Review: Karl Maughan
For more than three decades, Karl Maughan has created intricately painted gardenscapes, developing his own visual language to explore the forms of nature and the nature of form.
The editorial and production team at Auckland University Press have delivered an appropriately big, bold and beautiful book to document and celebrate the equally big, bold and beautiful garden paintings of Karl Maughan.
With the recent death of Bill Hammond, it is arguable that Maughan is the country’s most popular painter; his paintings are gorgeously colourful, immediately recognisable, skilfully executed, easy to like and indeed hard to dislike.
You hear the occasional grumble that his work is formulaic, repetitious and undemanding but this book will go a long way to dispelling such reservations. It demonstrates that there has been continuous evolution since his work first emerged in the 1980s, that it is capable of engaging and sustaining serious critical attention and that there is more to it than meets the casual eye. The subject matter may be narrow and unchanging, but that is not necessarily a limitation (compare for example Giorgio Morandi), and the impact of his work is undeniable.

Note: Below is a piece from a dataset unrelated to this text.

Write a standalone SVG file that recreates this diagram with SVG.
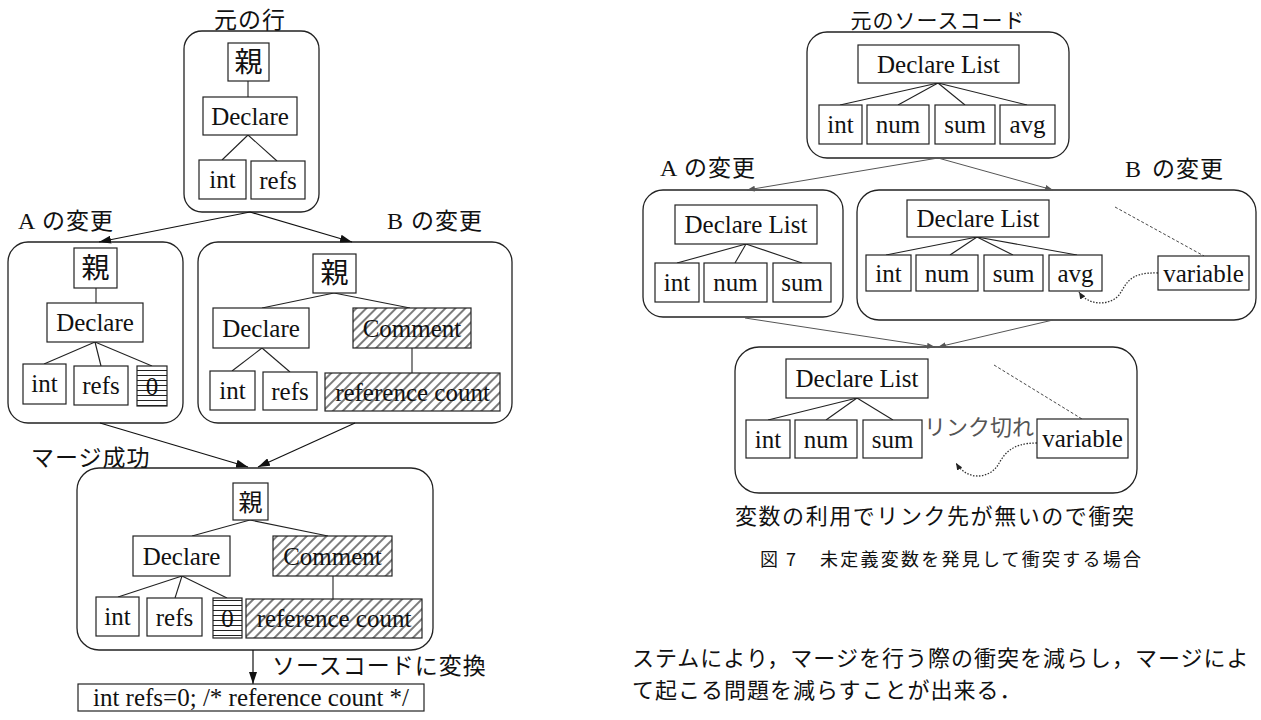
<svg xmlns="http://www.w3.org/2000/svg" width="1261" height="720" viewBox="0 0 1261 720">
<style>
.bg{fill:#fff}
.cont{fill:#fff;stroke:#222;stroke-width:1.3}
.box{fill:#fff;stroke:#222;stroke-width:1.2}
.hb{fill:url(#hatch);stroke:#222;stroke-width:1.2}
.sb{fill:url(#stripes);stroke:#222;stroke-width:1.2}
.t{font-family:"Liberation Serif","Times New Roman",serif;font-size:25px;text-anchor:middle;fill:#111}
.tl{font-family:"Liberation Serif","Times New Roman",serif;font-size:25px;fill:#111}
.kj{font-family:"Noto Sans CJK JP","Noto Sans CJK SC",sans-serif;font-size:28px;text-anchor:middle;fill:#111}
.jp{font-family:"Noto Sans CJK JP","Noto Sans CJK SC",sans-serif;font-size:23px;letter-spacing:1px;fill:#111}
.ln{stroke:#222;stroke-width:1.1;fill:none}
.arr{stroke:#111;stroke-width:1.2;fill:none;marker-end:url(#ah)}
.arr2{stroke:#555;stroke-width:1;fill:none;marker-end:url(#ah2)}
.dash{stroke:#333;stroke-width:0.9;stroke-dasharray:3 2;fill:none}
.dot{stroke:#333;stroke-width:1.3;stroke-dasharray:1.5 1.5;fill:none;marker-end:url(#ah3)}
</style>
<defs>
<pattern id="hatch" patternUnits="userSpaceOnUse" width="7" height="7" patternTransform="rotate(45)">
<rect width="7" height="7" fill="#fff"/>
<line x1="1" y1="0" x2="1" y2="7" stroke="#111" stroke-width="1.1"/>
</pattern>
<pattern id="stripes" patternUnits="userSpaceOnUse" width="6" height="5">
<rect width="6" height="5" fill="#fff"/>
<line x1="0" y1="0.5" x2="6" y2="0.5" stroke="#222" stroke-width="1"/>
</pattern>
<marker id="ah" viewBox="0 0 12 8" refX="12" refY="4" markerWidth="12" markerHeight="8" markerUnits="userSpaceOnUse" orient="auto"><path d="M0,0 L12,4 L0,8 z" fill="#111"/></marker>
<marker id="ah2" viewBox="0 0 8 6" refX="8" refY="3" markerWidth="8" markerHeight="6" markerUnits="userSpaceOnUse" orient="auto"><path d="M0,0 L8,3 L0,6 z" fill="#555"/></marker>
<marker id="ah3" viewBox="0 0 7 6" refX="7" refY="3" markerWidth="7" markerHeight="6" markerUnits="userSpaceOnUse" orient="auto"><path d="M0,0 L7,3 L0,6 z" fill="#222"/></marker>
</defs>
<rect class="bg" x="0" y="0" width="1261" height="720"/>

<!-- containers -->
<g id="L-orig"><rect class="cont" x="184" y="31" width="135" height="181" rx="18"/></g>
<g id="L-A"><rect class="cont" x="8" y="242" width="175" height="181" rx="20"/></g>
<g id="L-B"><rect class="cont" x="198" y="242" width="314" height="181" rx="20"/></g>
<g id="L-merge"><rect class="cont" x="77" y="468" width="356" height="182" rx="22"/></g>
<g id="R-orig"><rect class="cont" x="807" y="32" width="262" height="126" rx="20"/></g>
<g id="R-A"><rect class="cont" x="643" y="190" width="200" height="127" rx="20"/></g>
<g id="R-B"><rect class="cont" x="857" y="190" width="399" height="130" rx="22"/></g>
<g id="R-merge"><rect class="cont" x="735" y="347" width="402" height="146" rx="24"/></g>

<!-- connectors -->
<g id="connectors">
<line class="ln" x1="248" y1="81" x2="248" y2="97"/>
<line class="ln" x1="248" y1="135" x2="222" y2="160"/>
<line class="ln" x1="248" y1="135" x2="277" y2="161"/>
<line class="arr" x1="250" y1="212" x2="99" y2="242"/>
<line class="arr" x1="250" y1="212" x2="352" y2="242"/>
<line class="ln" x1="96" y1="288" x2="96" y2="303"/>
<line class="ln" x1="95" y1="342" x2="44" y2="364"/>
<line class="ln" x1="95" y1="342" x2="101" y2="366"/>
<line class="ln" x1="95" y1="342" x2="152" y2="366"/>
<line class="ln" x1="334" y1="293" x2="262" y2="308"/>
<line class="ln" x1="334" y1="293" x2="410" y2="308"/>
<line class="ln" x1="262" y1="348" x2="232" y2="371"/>
<line class="ln" x1="262" y1="348" x2="290" y2="372"/>
<line class="ln" x1="412" y1="348" x2="412" y2="373"/>
<line class="arr" x1="100" y1="423" x2="248" y2="467"/>
<line class="arr" x1="355" y1="423" x2="258" y2="467"/>
<line class="ln" x1="250" y1="520" x2="192" y2="536"/>
<line class="ln" x1="250" y1="520" x2="328" y2="536"/>
<line class="ln" x1="182" y1="576" x2="118" y2="597"/>
<line class="ln" x1="182" y1="576" x2="175" y2="598"/>
<line class="ln" x1="182" y1="576" x2="227" y2="598"/>
<line class="ln" x1="333" y1="576" x2="333" y2="599"/>
<line class="arr" x1="253" y1="650" x2="253" y2="684"/>

<line class="ln" x1="938" y1="83" x2="840" y2="105"/>
<line class="ln" x1="938" y1="83" x2="898" y2="105"/>
<line class="ln" x1="938" y1="83" x2="965" y2="105"/>
<line class="ln" x1="938" y1="83" x2="1027" y2="105"/>
<line class="arr2" x1="938" y1="158" x2="747" y2="190"/>
<line class="arr2" x1="938" y1="158" x2="1053" y2="190"/>
<line class="ln" x1="746" y1="244" x2="677" y2="263"/>
<line class="ln" x1="746" y1="244" x2="735" y2="263"/>
<line class="ln" x1="746" y1="244" x2="802" y2="263"/>
<line class="ln" x1="977" y1="237" x2="886" y2="255"/>
<line class="ln" x1="977" y1="237" x2="950" y2="255"/>
<line class="ln" x1="977" y1="237" x2="1013" y2="255"/>
<line class="ln" x1="977" y1="237" x2="1077" y2="255"/>
<line class="dash" x1="1115" y1="207" x2="1204" y2="256"/>
<path class="dot" d="M1158,273 C1128,272 1127,284 1119,295 C1110,306 1088,306 1079,292"/>
<line class="arr2" x1="745" y1="318" x2="935" y2="347"/>
<line class="arr2" x1="1053" y1="320" x2="938" y2="347"/>
<line class="ln" x1="857" y1="398" x2="768" y2="420"/>
<line class="ln" x1="857" y1="398" x2="826" y2="420"/>
<line class="ln" x1="857" y1="398" x2="893" y2="420"/>
<line class="dash" x1="994" y1="365" x2="1082" y2="419"/>
<path class="dot" d="M1037,443 C1010,443 1004,455 998,465 C990,478 968,482 956,463"/>
</g>

<!-- left: original -->
<g id="L-orig-parent"><rect class="box" x="228" y="43" width="41" height="38"/><text class="kj" x="248.5" y="72">親</text></g>
<g id="L-orig-declare"><rect class="box" x="203" y="97" width="94" height="38"/><text class="t" x="250" y="125">Declare</text></g>
<g id="L-orig-int"><rect class="box" x="199" y="160" width="47" height="39"/><text class="t" x="222.5" y="188">int</text></g>
<g id="L-orig-refs"><rect class="box" x="251" y="161" width="54" height="38"/><text class="t" x="278" y="189">refs</text></g>

<!-- left: A -->
<g id="L-A-parent"><rect class="box" x="74" y="248" width="43" height="40"/><text class="kj" x="95.5" y="278">親</text></g>
<g id="L-A-declare"><rect class="box" x="47" y="303" width="96" height="39"/><text class="t" x="95" y="331">Declare</text></g>
<g id="L-A-int"><rect class="box" x="23" y="364" width="43" height="40"/><text class="t" x="44.5" y="392">int</text></g>
<g id="L-A-refs"><rect class="box" x="74" y="366" width="54" height="39"/><text class="t" x="101" y="394">refs</text></g>
<g id="L-A-zero"><rect class="sb" x="137" y="366" width="30" height="40"/><text class="t" x="152" y="395">0</text></g>

<!-- left: B -->
<g id="L-B-parent"><rect class="box" x="313" y="254" width="43" height="39"/><text class="kj" x="334.5" y="283">親</text></g>
<g id="L-B-declare"><rect class="box" x="213" y="308" width="96" height="40"/><text class="t" x="261" y="337">Declare</text></g>
<g id="L-B-comment"><rect class="hb" x="353" y="308" width="118" height="40"/><text class="t" x="412" y="337">Comment</text></g>
<g id="L-B-int"><rect class="box" x="210" y="371" width="45" height="39"/><text class="t" x="232.5" y="399">int</text></g>
<g id="L-B-refs"><rect class="box" x="263" y="372" width="54" height="38"/><text class="t" x="290" y="400">refs</text></g>
<g id="L-B-refcount"><rect class="hb" x="325" y="373" width="175" height="38"/><text class="t" x="412.5" y="401">reference count</text></g>

<!-- left: merged -->
<g id="L-M-parent"><rect class="box" x="233" y="483" width="35" height="37"/><text class="kj" x="250.5" y="511" style="font-size:24px">親</text></g>
<g id="L-M-declare"><rect class="box" x="133" y="536" width="97" height="40"/><text class="t" x="181.5" y="565">Declare</text></g>
<g id="L-M-comment"><rect class="hb" x="273" y="536" width="119" height="40"/><text class="t" x="332.5" y="565">Comment</text></g>
<g id="L-M-int"><rect class="box" x="96" y="597" width="43" height="39"/><text class="t" x="117.5" y="625">int</text></g>
<g id="L-M-refs"><rect class="box" x="147" y="598" width="55" height="38"/><text class="t" x="174.5" y="626">refs</text></g>
<g id="L-M-zero"><rect class="sb" x="213" y="598" width="29" height="40"/><text class="t" x="227.5" y="627">0</text></g>
<g id="L-M-refcount"><rect class="hb" x="246" y="599" width="176" height="39"/><text class="t" x="334" y="627">reference count</text></g>

<g id="L-code"><rect class="box" x="78" y="684" width="346" height="27"/><text class="t" x="251" y="706">int refs=0; /* reference count */</text></g>

<!-- left labels -->
<g id="L-labels">
<text class="jp" x="250" y="28" text-anchor="middle">元の行</text>
<text class="tl" x="18" y="229" style="font-size:24px">A</text><text class="jp" x="42" y="229">の変更</text>
<text class="tl" x="387" y="229" style="font-size:24px">B</text><text class="jp" x="411" y="229">の変更</text>
<text class="jp" x="31" y="466">マージ成功</text>
<text class="jp" x="272" y="674">ソースコードに変換</text>
</g>

<!-- right: original -->
<g id="R-orig-list"><rect class="box" x="858" y="45" width="161" height="38"/><text class="t" x="938.5" y="73">Declare List</text></g>
<g id="R-orig-int"><rect class="box" x="819" y="105" width="43" height="39"/><text class="t" x="840.5" y="133">int</text></g>
<g id="R-orig-num"><rect class="box" x="867" y="105" width="62" height="39"/><text class="t" x="898" y="133">num</text></g>
<g id="R-orig-sum"><rect class="box" x="935" y="105" width="60" height="39"/><text class="t" x="965" y="133">sum</text></g>
<g id="R-orig-avg"><rect class="box" x="1000" y="105" width="55" height="39"/><text class="t" x="1027.5" y="133">avg</text></g>

<!-- right: A -->
<g id="R-A-list"><rect class="box" x="675" y="205" width="142" height="39"/><text class="t" x="746" y="233">Declare List</text></g>
<g id="R-A-int"><rect class="box" x="655" y="263" width="44" height="39"/><text class="t" x="677" y="291">int</text></g>
<g id="R-A-num"><rect class="box" x="704" y="263" width="63" height="39"/><text class="t" x="735.5" y="291">num</text></g>
<g id="R-A-sum"><rect class="box" x="773" y="263" width="58" height="39"/><text class="t" x="802" y="291">sum</text></g>

<!-- right: B -->
<g id="R-B-list"><rect class="box" x="907" y="200" width="142" height="37"/><text class="t" x="978" y="227">Declare List</text></g>
<g id="R-B-int"><rect class="box" x="866" y="255" width="45" height="36"/><text class="t" x="888.5" y="282">int</text></g>
<g id="R-B-num"><rect class="box" x="916" y="255" width="62" height="36"/><text class="t" x="947" y="282">num</text></g>
<g id="R-B-sum"><rect class="box" x="984" y="255" width="59" height="36"/><text class="t" x="1013.5" y="282">sum</text></g>
<g id="R-B-avg"><rect class="box" x="1049" y="255" width="53" height="36"/><text class="t" x="1075.5" y="282">avg</text></g>
<g id="R-B-variable"><rect class="box" x="1158" y="256" width="91" height="34"/><text class="t" x="1203.5" y="282">variable</text></g>

<!-- right: merged -->
<g id="R-M-list"><rect class="box" x="786" y="359" width="142" height="39"/><text class="t" x="857" y="387">Declare List</text></g>
<g id="R-M-int"><rect class="box" x="746" y="420" width="44" height="38"/><text class="t" x="768" y="448">int</text></g>
<g id="R-M-num"><rect class="box" x="795" y="420" width="62" height="38"/><text class="t" x="826" y="448">num</text></g>
<g id="R-M-sum"><rect class="box" x="863" y="420" width="59" height="38"/><text class="t" x="892.5" y="448">sum</text></g>
<g id="R-M-variable"><rect class="box" x="1037" y="419" width="91" height="39"/><text class="t" x="1082.5" y="447">variable</text></g>

<!-- right labels -->
<g id="R-labels">
<text class="jp" x="938" y="28" text-anchor="middle" style="font-size:21px">元のソースコード</text>
<text class="tl" x="660" y="176" style="font-size:24px">A</text><text class="jp" x="684" y="176">の変更</text>
<text class="tl" x="1125" y="177" style="font-size:24px">B</text><text class="jp" x="1152" y="177">の変更</text>
<text class="jp" x="924" y="435" style="font-size:22px;fill:#555;letter-spacing:0">リンク切れ</text>
<text class="jp" x="735" y="524" textLength="400" lengthAdjust="spacing" style="font-size:22px">変数の利用でリンク先が無いので衝突</text>
<text class="jp" x="760" y="566" style="font-size:18px;letter-spacing:0">図</text>
<text class="jp" x="786" y="566" style="font-size:18px;letter-spacing:0">7</text>
<text class="jp" x="820" y="566" textLength="322" lengthAdjust="spacing" style="font-size:18px">未定義変数を発見して衝突する場合</text>
</g>

<!-- body text -->
<g id="body">
<text class="jp" x="632" y="666" style="font-size:22px;letter-spacing:1px">ステムにより，マージを行う際の衝突を減らし，マージによ</text>
<text class="jp" x="632" y="698" style="font-size:22px;letter-spacing:1px">て起こる問題を減らすことが出来る．</text>
</g>
</svg>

The artist has said that he wants his work to ‘astound’ the viewer and for the most part he succeeds. The authors, assembled by editors Hannah Valentine and Gabriella Stead, provide illuminating perspectives on Maughan and his work, helpfully opening it up for critical appreciation and understanding.
Dick Frizzell’s Foreword strikes an immediate reader-friendly note. Frizzell, who was Maughan’s teacher at Elam in the early 1980s, speaks well of the art-historical moment at which Maughan emerged, a moment in which Critical Theory had arrived with a vengeance, the ‘death of painting’ was widely promulgated and artists who (like Frizzell and Maughan) were keen on brushes, canvas and tubes of paint found themselves in something of a ‘semiotic impasse’.
The editors’ introduction brings up many of the key issues which figure in the subsequent essays, such as the notion that gardens are themselves cultural constructs so that paintings about gardens are in a sense art about art. They speak of their desire to provide a kind of ‘lexicon’ to Maughan’s painterly language and introduce such notions as paintings of gardens as ‘cultural microcosms’ which combine both aesthetic and social considerations. They also reference some of the major influences on Maughan’s practice such as photography, the paintings of van Gogh, Phillip Trusttum and Pat Hanly, and explore some of the reasons for Maughan’s popularity.
Within her account of the early paintings (from art school up to his move to the United Kingdom in the late 1990s), Linda Tyler explores the early influences of father (reading, painting) and mother (gardener, landscape designer), and explains Maughan’s photographs of his mother’s garden at Ashurst as key sources for his early work. Tyler usefully explores the role of the camera and collage in his work in arriving at a unique mix of ‘observation modified by memory, imagination and photography’.
Phil King’s essay provides information about what Maughan was up to in London in the 1990s. A writer and artist from the same London milieu, King offers a fascinating glimpse of Maughan’s studio as a kind of oasis among the grime and gloom of the East End. He offers explanations of Maughan’s appeal to such important London collectors as Charles Saatchi through his ‘neurotic realism’ – a provocative insight.
Gregory O’Brien’s essay is a succession of heterogeneous notes in which he is particularly informative about Maughan’s extensive (colour-coded!) library of art books, poetry and miscellaneous other topics. He also makes some sharp points about the time of season and time of year in the pictures (high summer, midday sun, especially in the more recent pictures) and how the pictures project outward into the viewer’s space rather than recede in perspectival fashion.
Each chapter is well-illustrated with images throughout, including details and installation shots. The works reproduce well and there is a generous selection of them. There is, too, a worthwhile section on Maughan as a print maker, and a list of solo and group shows.
Karl Maughan edited by Hannah Valentine and Gabriella Stead (Auckland University Press and Gow Langsford Gallery) has been longlisted for the Booksellers Aotearoa New Zealand Award for Illustrated Non-Fiction.